Constitutional debates.
At its height in 1953, the insurgency consisted of some fifteen thousand guerrillas, but little by little the British hunted them down. By September 1956, only around five thousand remained. The end of the revolt came in October that year with the capture and execution of Dedan Kimathi, the LFA's commander- in-chief. The State of Emergency nonetheless continued until 1960, when it was abandoned after news that British troops had bludgeoned detainees at Hola detention camp, killing eleven and injuring sixty, escaped into the press and caused a scandal in Britain.
After the suppression of the Mau Mau rising, the British provided for the election of the six African members to the Legislative Council under a weighted franchise based on education.
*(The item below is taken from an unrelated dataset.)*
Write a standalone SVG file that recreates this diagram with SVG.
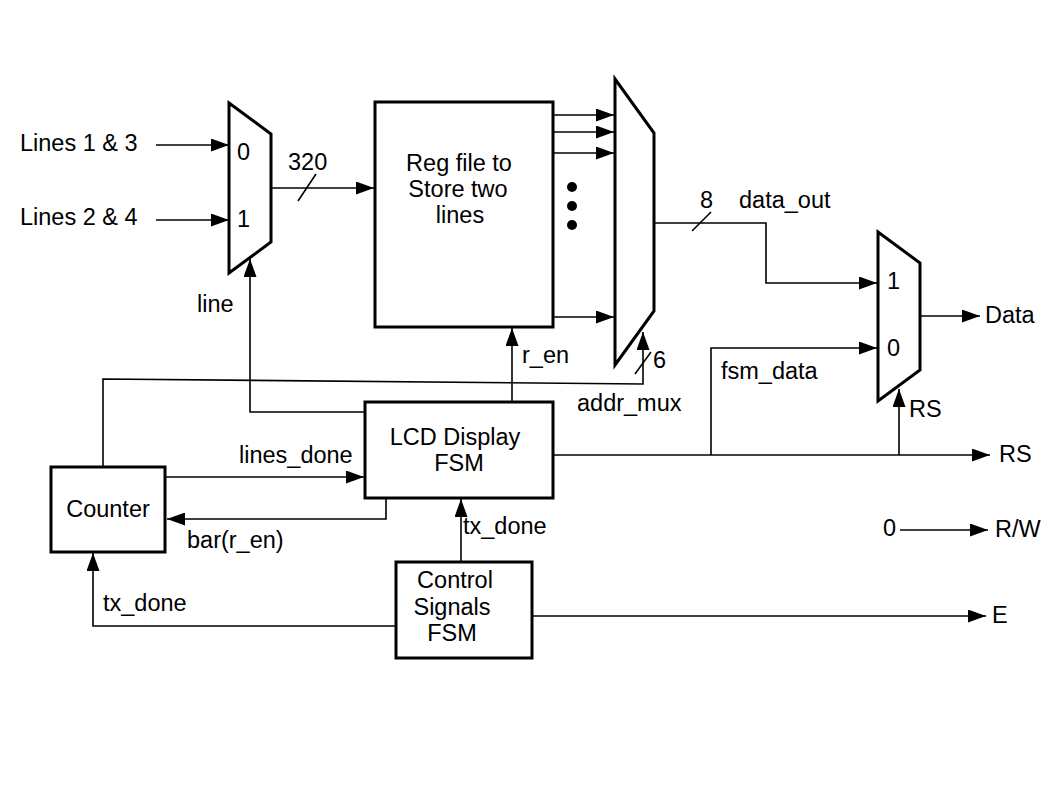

The new colonial constitution of 1958 increased African representation, but African nationalists began to demand a democratic franchise on the principle of "one man, one vote." However, Europeans and Asians, because of their minority position, feared the effects of universal suffrage. With the Emergency over, the KAU leaders still at liberty set about exploiting the European fear of a repeat episode. Anything that now delayed the fulfilment of African nationalist aspirations could be seen as fuel for another revolt.
In 1959, nationalist leader Tom Mboya began a program, funded by Americans, of sending talented youth to the United States for higher education. There was no university in Kenya at the time, but colonial officials opposed the program anyway. The next year Senator John F. Kennedy helped fund the program, which trained some 70% of the top leaders of the new nation, including the first African woman to win the Nobel Peace Prize, environmentalist Wangari Maathai.[27]